Accountants ask State to cap food prices amid high inflation

By Joackim Bwana | May 26th 2022 |

The Institute of Certified Public Accountants of Kenya (ICPAK) wants the government to cap the price of food commodities and stop further increases in fuel pump prices to cushion consumers.

Since the beginning of this year, the accountants said, the soaring cost of food and fuel has been a major driver of overall inflation.

“We urge the government to intervene and set a food and fuel price ceiling for the remaining part of the year to cushion citizens from the cost-push inflation,” said ICPAK Chairman George Mokua during ICPAK’s 39th annual seminar in Mombasa on Tuesday.

Cost-push inflation, also known as wage-push inflation, occurs when overall prices increase (inflation) due to increases in the cost of wages and raw materials.

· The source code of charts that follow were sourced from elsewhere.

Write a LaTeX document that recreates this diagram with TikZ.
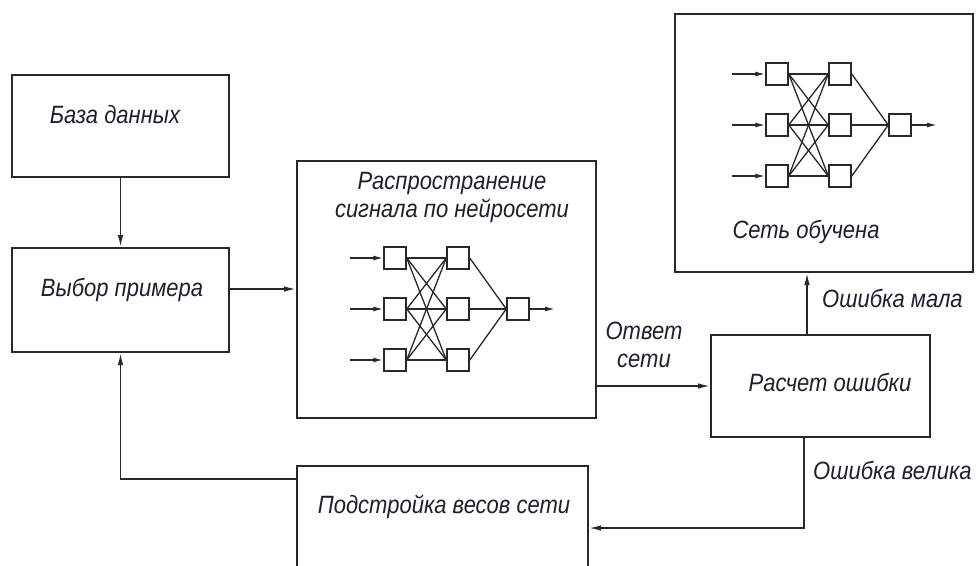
\documentclass[tikz,border=0pt]{standalone}
\usepackage{fontspec}
\setmainfont{Liberation Sans}
\newfontfamily\labelfont[FakeStretch=0.88]{Liberation Sans}
\usetikzlibrary{arrows.meta}
\definecolor{ink}{RGB}{30,30,45}
\definecolor{linecol}{RGB}{40,40,40}

\begin{document}
\begin{tikzpicture}[x=1pt,y=-1pt,
  block/.style={draw=linecol, line width=2pt, inner sep=0pt},
  neuron/.style={draw=linecol, line width=1.5pt, fill=white, minimum size=22pt, inner sep=0pt},
  flow/.style={draw=linecol, line width=1.5pt, -{Latex[length=12pt,width=5.5pt]}},
  netarrow/.style={draw=linecol, line width=1.5pt, -{Latex[length=10pt,width=5pt]}},
  netlink/.style={draw=linecol, line width=1.3pt},
  txt/.style={font=\labelfont\fontsize{25}{28}\selectfont\itshape, text=ink, inner sep=0pt, align=center}]

\useasboundingbox (0,0) rectangle (976,565);

% blocks
\node[block, minimum width=217pt, minimum height=102pt] (db)      at (120.5,126) {};
\node[block, minimum width=217pt, minimum height=104pt] (vybor)   at (120.5,300) {};
\node[block, minimum width=299pt, minimum height=257pt] (prop)    at (446.5,289.5) {};
\node[block, minimum width=298pt, minimum height=258pt] (trained) at (824,143) {};
\node[block, minimum width=219pt, minimum height=102pt] (raschet) at (820.5,386) {};
\node[block, minimum width=291pt, minimum height=134pt] (podstr)  at (442.5,533) {};

% block captions
\node[txt] (tdb)      at (115,115) {База данных};
\node[txt] (tvybor)   at (122,290) {Выбор примера};
\node[txt] (tprop)    at (452,197) {Распространение\\сигнала по нейросети};
\node[txt] (ttrained) at (806,232) {Сеть обучена};
\node[txt] (traschet) at (830,382) {Расчет ошибки};
\node[txt] (tpodstr)  at (444,507) {Подстройка весов сети};

% small three-layer networks
\foreach \pre/\cx/\cy in {p-/395/309, t-/777/125}{
  \begin{scope}[shift={(\cx,\cy)}, name prefix=\pre]
    \foreach \i/\dy in {1/-51,2/0,3/51}{
      \node[neuron] (in\i) at (0,\dy) {};
      \node[neuron] (hd\i) at (63,\dy) {};
      \coordinate (src\i) at (-45,\dy);
      \draw[netarrow] (src\i) -- (in\i.west);
    }
    \node[neuron] (out) at (123,0) {};
    \coordinate (snk) at (160,0);
    \draw[netarrow] (out.east) -- (snk);
    \foreach \i in {1,2,3}{
      \foreach \j in {1,2,3}{
        \draw[netlink] (in\i.east) -- (hd\j.west);
      }
      \draw[netlink] (hd\i.east) -- (out.west);
    }
  \end{scope}
}

% connectors
\draw[flow] (db.south) -- (vybor.north);

\coordinate (va) at ([yshift=11pt]vybor.east);
\draw[flow] (va) -- (va -| prop.west);

\draw[flow] (prop.east |- raschet.west) -- (raschet.west);
\node[txt] (lanswer) at (644,345) {Ответ\\сети};

\coordinate (rt) at ([xshift=-13.5pt]raschet.north);
\draw[flow] (rt) -- (rt |- trained.south);
\node[txt, anchor=west] (lsmall) at (822,298) {Ошибка мала};

\coordinate (rb) at ([xshift=-16.5pt]raschet.south);
\coordinate (bend) at (804,528);
\draw[flow] (rb) -- (bend) -- (bend -| podstr.east);
\node[txt, anchor=west] (lbig) at (813,470) {Ошибка велика};

\coordinate (fb) at (120.5,479);
\draw[flow] (fb -| podstr.west) -- (fb) -- (vybor.south);

\end{tikzpicture}
\end{document}
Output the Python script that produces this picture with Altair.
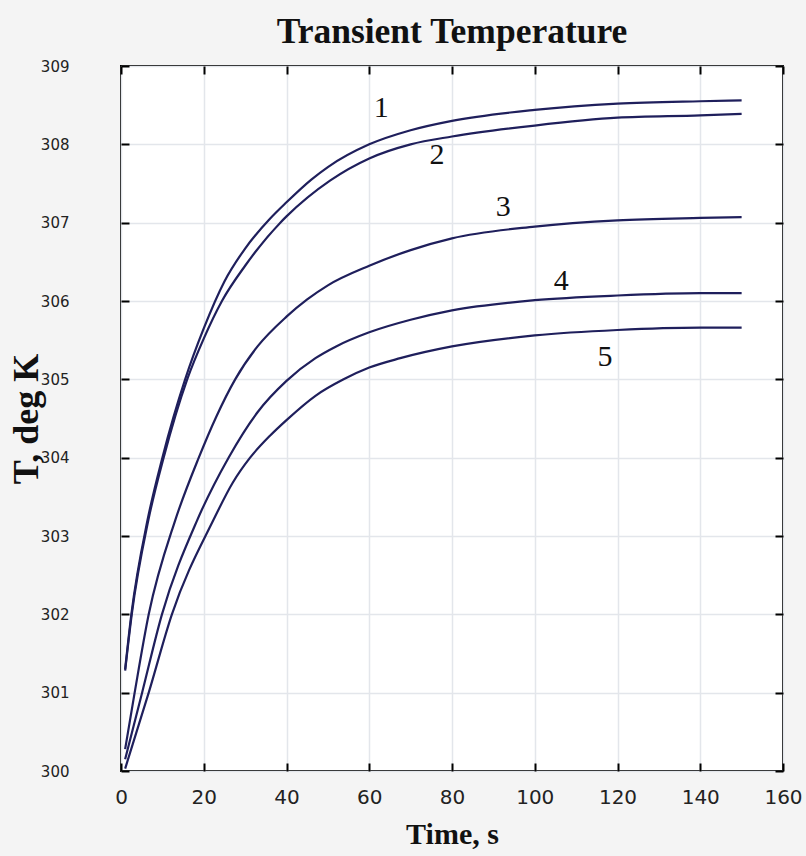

The government introduced price controls on fuel in 2010, with the industry regulator capping the maximum oil marketers can charge every month, but this has not helped to cushion consumers against price increases.

The government, however, did away with price controls in the 90s, although there has been a clamour for the reintroduction of the practice amid unprecedented increases in the price of basic commodities over the years.

Mr Mokua said the continued increase in the prices of basic commodities occasioned by, among other factors, volatility in international oil prices given the ongoing Russia-Ukraine conflict, supply chain disruptions in the energy sector and increased prices of agricultural inputs poses a major threat to the economy.

The accountants urged the National Assembly and Treasury to employ sector-targeted tax exemptions on agriculture and energy.

“As the National Assembly deliberates on the Finance Bill, we urge it and the National Treasury to employ sector targeted tax exemptions focusing on the agricultural and energy sectors to mitigate against inflation,” said Mr Mokua.

He said there is a need for increased revenue mobilisation, sustainable growth, and reduced compliance costs while ensuring that the tax system is fair and equitable.

“Fairness considerations include the relative taxation of the poor and the rich, corporate and individual taxpayers, cities and rural areas, formal and informal sectors, labour and investment income and the older and the younger generations,” said Mr Mokua.

He said as the government expands the tax base, gradual reduction of tax rates and even redistribution of tax bands is necessary to ease the tax burden and increase collection.

The lobby boss said reduced rates would increase the disposable income of both individuals and corporations, which would be saved for investment or consumption.

This will, in turn, spur economic growth.

Mr Mokua said a proposal to amend the Tax Appeals Tribunal Act, 2013 requiring a deposit of 50 per cent of the disputed tax revenue in a special account at the Central Bank of Kenya pending hearing by the tribunal, requires further stakeholder engagement.

He noted that the proposal is bound to have far-reaching consequences as it may affect the cash flow of businesses but not cure delays associated with the resolution of tax disputes, including timely refunds.

“We urge the National Treasury to benchmark the dispute resolution process with the UK and US who have entrenched specific timelines on the resolution of tax disputes,” said Mr Mokua.